Source data:
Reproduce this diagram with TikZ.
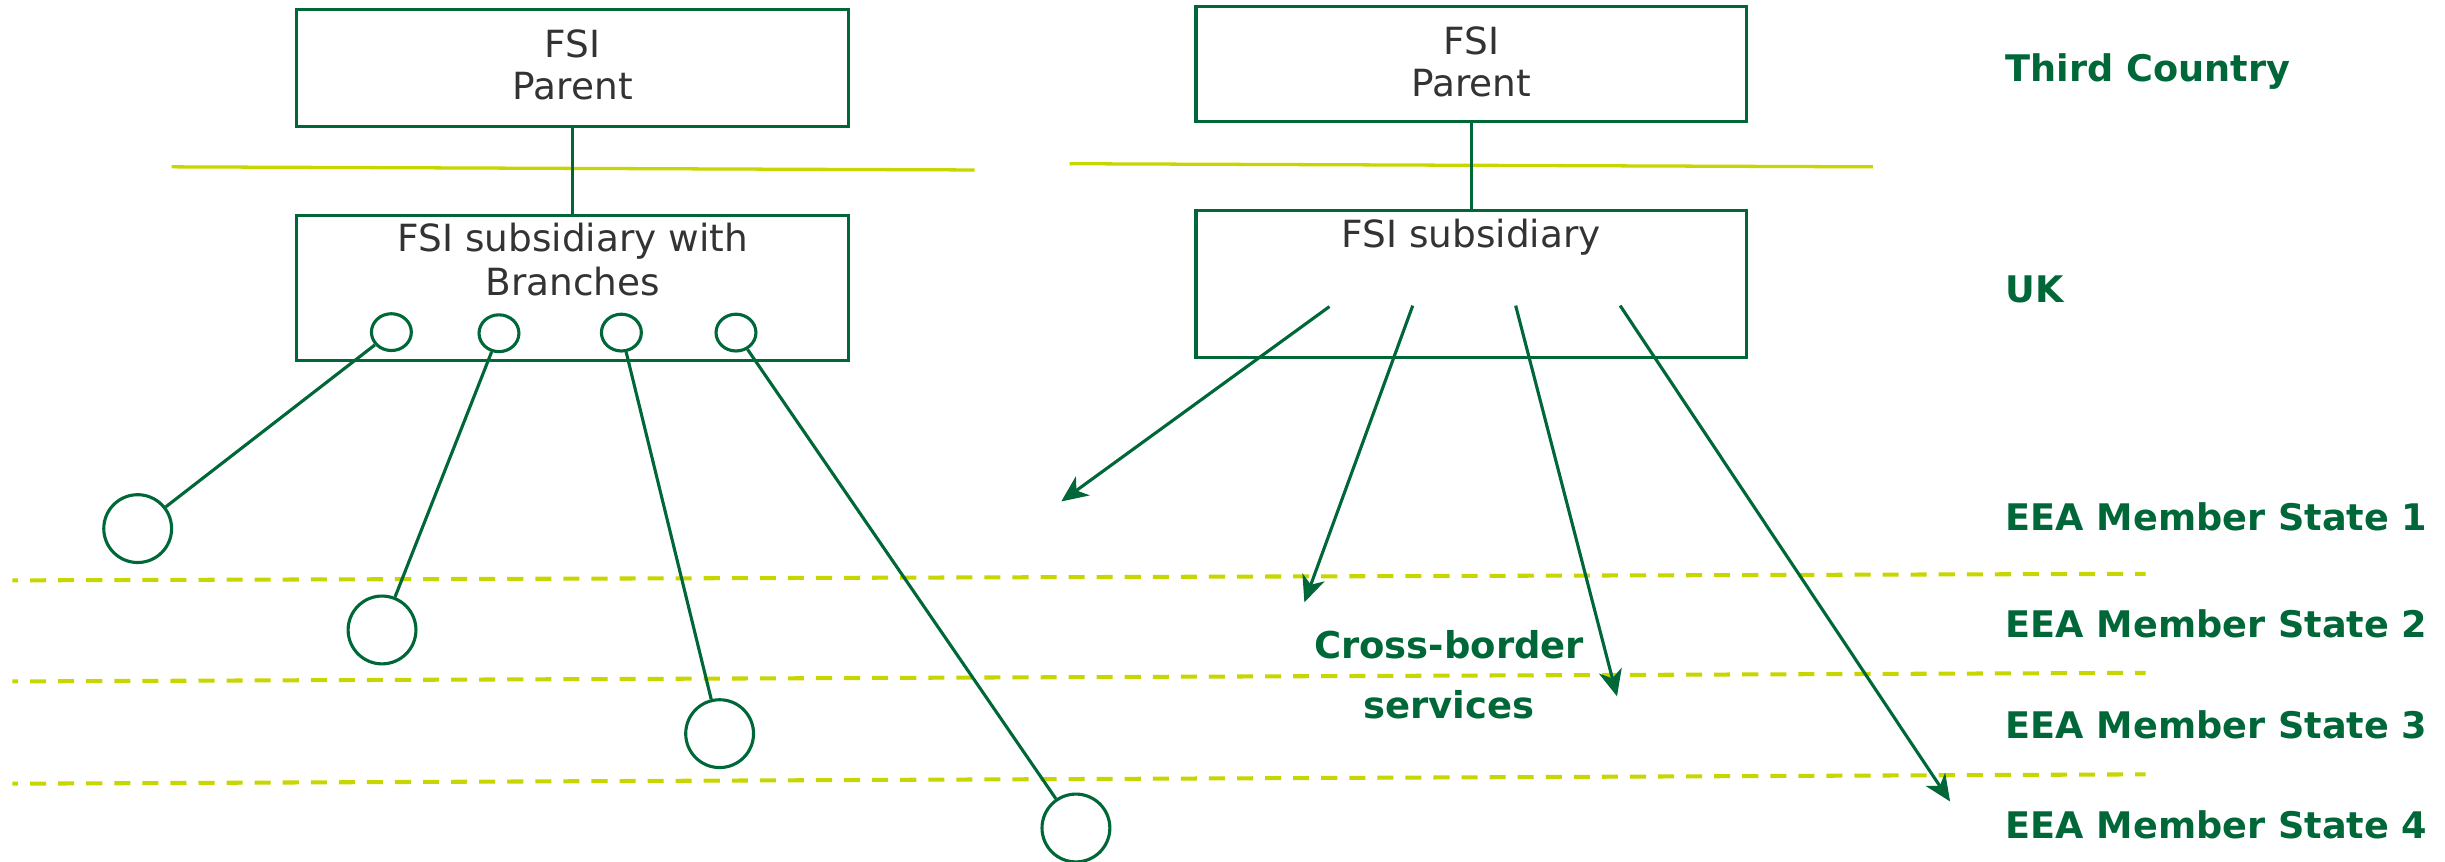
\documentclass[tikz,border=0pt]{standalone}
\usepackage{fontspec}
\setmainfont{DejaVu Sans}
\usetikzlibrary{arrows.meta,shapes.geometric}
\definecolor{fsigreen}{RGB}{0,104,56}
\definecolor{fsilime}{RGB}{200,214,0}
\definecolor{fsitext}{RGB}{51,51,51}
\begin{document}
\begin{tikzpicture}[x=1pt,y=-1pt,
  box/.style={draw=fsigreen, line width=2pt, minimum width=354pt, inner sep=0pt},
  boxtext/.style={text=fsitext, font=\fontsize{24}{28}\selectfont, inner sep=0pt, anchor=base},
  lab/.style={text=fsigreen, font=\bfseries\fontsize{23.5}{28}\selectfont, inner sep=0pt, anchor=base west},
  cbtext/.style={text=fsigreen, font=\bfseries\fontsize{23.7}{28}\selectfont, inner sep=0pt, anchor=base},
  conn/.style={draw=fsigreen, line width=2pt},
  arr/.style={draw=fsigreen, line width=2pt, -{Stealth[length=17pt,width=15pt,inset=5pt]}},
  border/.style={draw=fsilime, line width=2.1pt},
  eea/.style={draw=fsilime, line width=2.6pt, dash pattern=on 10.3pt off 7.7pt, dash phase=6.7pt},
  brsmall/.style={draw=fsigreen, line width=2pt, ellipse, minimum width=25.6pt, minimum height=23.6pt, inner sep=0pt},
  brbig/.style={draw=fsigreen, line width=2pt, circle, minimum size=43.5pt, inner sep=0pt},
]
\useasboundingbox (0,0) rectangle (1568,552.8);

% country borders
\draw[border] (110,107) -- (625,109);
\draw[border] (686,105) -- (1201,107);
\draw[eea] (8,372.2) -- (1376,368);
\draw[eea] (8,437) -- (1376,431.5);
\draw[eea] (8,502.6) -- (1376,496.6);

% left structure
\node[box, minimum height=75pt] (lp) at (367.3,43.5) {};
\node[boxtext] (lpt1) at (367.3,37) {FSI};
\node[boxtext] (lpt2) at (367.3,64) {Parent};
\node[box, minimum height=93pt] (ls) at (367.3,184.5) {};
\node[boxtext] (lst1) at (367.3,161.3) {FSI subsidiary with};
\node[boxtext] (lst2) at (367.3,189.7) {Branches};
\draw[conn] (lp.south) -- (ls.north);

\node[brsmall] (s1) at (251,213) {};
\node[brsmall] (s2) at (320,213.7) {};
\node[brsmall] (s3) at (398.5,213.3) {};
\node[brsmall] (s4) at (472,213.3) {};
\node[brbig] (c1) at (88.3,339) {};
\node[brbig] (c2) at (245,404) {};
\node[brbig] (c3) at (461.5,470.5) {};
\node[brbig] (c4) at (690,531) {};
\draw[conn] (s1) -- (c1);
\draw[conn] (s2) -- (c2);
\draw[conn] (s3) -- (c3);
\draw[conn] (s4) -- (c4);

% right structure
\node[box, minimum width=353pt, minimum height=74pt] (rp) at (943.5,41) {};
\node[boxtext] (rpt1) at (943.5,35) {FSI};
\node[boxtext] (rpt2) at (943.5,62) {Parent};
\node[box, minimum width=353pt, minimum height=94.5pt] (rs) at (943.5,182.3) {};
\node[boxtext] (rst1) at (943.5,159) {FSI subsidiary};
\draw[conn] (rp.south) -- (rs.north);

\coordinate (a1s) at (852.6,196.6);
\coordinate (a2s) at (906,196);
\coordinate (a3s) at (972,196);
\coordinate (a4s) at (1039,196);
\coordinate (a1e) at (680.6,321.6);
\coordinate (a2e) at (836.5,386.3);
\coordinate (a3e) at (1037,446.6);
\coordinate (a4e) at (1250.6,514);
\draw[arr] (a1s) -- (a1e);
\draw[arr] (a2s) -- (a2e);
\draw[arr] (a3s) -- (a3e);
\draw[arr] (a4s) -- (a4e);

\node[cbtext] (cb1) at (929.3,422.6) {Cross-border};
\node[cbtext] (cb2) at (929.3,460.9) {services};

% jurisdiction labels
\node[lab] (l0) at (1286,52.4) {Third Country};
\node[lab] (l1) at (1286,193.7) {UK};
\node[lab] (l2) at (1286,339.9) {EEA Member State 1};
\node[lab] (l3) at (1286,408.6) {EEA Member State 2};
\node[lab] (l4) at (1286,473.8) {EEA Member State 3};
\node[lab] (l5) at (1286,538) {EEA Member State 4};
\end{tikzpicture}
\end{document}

Set problem:
Print the full listing exactly, dropping the pictures.

Written reply:
Reproduce this diagram with TikZ.
\documentclass[tikz,border=0pt]{standalone}
\usepackage{fontspec}
\setmainfont{DejaVu Sans}
\usetikzlibrary{arrows.meta,shapes.geometric}
\definecolor{fsigreen}{RGB}{0,104,56}
\definecolor{fsilime}{RGB}{200,214,0}
\definecolor{fsitext}{RGB}{51,51,51}
\begin{document}
\begin{tikzpicture}[x=1pt,y=-1pt,
  box/.style={draw=fsigreen, line width=2pt, minimum width=354pt, inner sep=0pt},
  boxtext/.style={text=fsitext, font=\fontsize{24}{28}\selectfont, inner sep=0pt, anchor=base},
  lab/.style={text=fsigreen, font=\bfseries\fontsize{23.5}{28}\selectfont, inner sep=0pt, anchor=base west},
  cbtext/.style={text=fsigreen, font=\bfseries\fontsize{23.7}{28}\selectfont, inner sep=0pt, anchor=base},
  conn/.style={draw=fsigreen, line width=2pt},
  arr/.style={draw=fsigreen, line width=2pt, -{Stealth[length=17pt,width=15pt,inset=5pt]}},
  border/.style={draw=fsilime, line width=2.1pt},
  eea/.style={draw=fsilime, line width=2.6pt, dash pattern=on 10.3pt off 7.7pt, dash phase=6.7pt},
  brsmall/.style={draw=fsigreen, line width=2pt, ellipse, minimum width=25.6pt, minimum height=23.6pt, inner sep=0pt},
  brbig/.style={draw=fsigreen, line width=2pt, circle, minimum size=43.5pt, inner sep=0pt},
]
\useasboundingbox (0,0) rectangle (1568,552.8);

% country borders
\draw[border] (110,107) -- (625,109);
\draw[border] (686,105) -- (1201,107);
\draw[eea] (8,372.2) -- (1376,368);
\draw[eea] (8,437) -- (1376,431.5);
\draw[eea] (8,502.6) -- (1376,496.6);

% left structure
\node[box, minimum height=75pt] (lp) at (367.3,43.5) {};
\node[boxtext] (lpt1) at (367.3,37) {FSI};
\node[boxtext] (lpt2) at (367.3,64) {Parent};
\node[box, minimum height=93pt] (ls) at (367.3,184.5) {};
\node[boxtext] (lst1) at (367.3,161.3) {FSI subsidiary with};
\node[boxtext] (lst2) at (367.3,189.7) {Branches};
\draw[conn] (lp.south) -- (ls.north);

\node[brsmall] (s1) at (251,213) {};
\node[brsmall] (s2) at (320,213.7) {};
\node[brsmall] (s3) at (398.5,213.3) {};
\node[brsmall] (s4) at (472,213.3) {};
\node[brbig] (c1) at (88.3,339) {};
\node[brbig] (c2) at (245,404) {};
\node[brbig] (c3) at (461.5,470.5) {};
\node[brbig] (c4) at (690,531) {};
\draw[conn] (s1) -- (c1);
\draw[conn] (s2) -- (c2);
\draw[conn] (s3) -- (c3);
\draw[conn] (s4) -- (c4);

% right structure
\node[box, minimum width=353pt, minimum height=74pt] (rp) at (943.5,41) {};
\node[boxtext] (rpt1) at (943.5,35) {FSI};
\node[boxtext] (rpt2) at (943.5,62) {Parent};
\node[box, minimum width=353pt, minimum height=94.5pt] (rs) at (943.5,182.3) {};
\node[boxtext] (rst1) at (943.5,159) {FSI subsidiary};
\draw[conn] (rp.south) -- (rs.north);

\coordinate (a1s) at (852.6,196.6);
\coordinate (a2s) at (906,196);
\coordinate (a3s) at (972,196);
\coordinate (a4s) at (1039,196);
\coordinate (a1e) at (680.6,321.6);
\coordinate (a2e) at (836.5,386.3);
\coordinate (a3e) at (1037,446.6);
\coordinate (a4e) at (1250.6,514);
\draw[arr] (a1s) -- (a1e);
\draw[arr] (a2s) -- (a2e);
\draw[arr] (a3s) -- (a3e);
\draw[arr] (a4s) -- (a4e);

\node[cbtext] (cb1) at (929.3,422.6) {Cross-border};
\node[cbtext] (cb2) at (929.3,460.9) {services};

% jurisdiction labels
\node[lab] (l0) at (1286,52.4) {Third Country};
\node[lab] (l1) at (1286,193.7) {UK};
\node[lab] (l2) at (1286,339.9) {EEA Member State 1};
\node[lab] (l3) at (1286,408.6) {EEA Member State 2};
\node[lab] (l4) at (1286,473.8) {EEA Member State 3};
\node[lab] (l5) at (1286,538) {EEA Member State 4};
\end{tikzpicture}
\end{document}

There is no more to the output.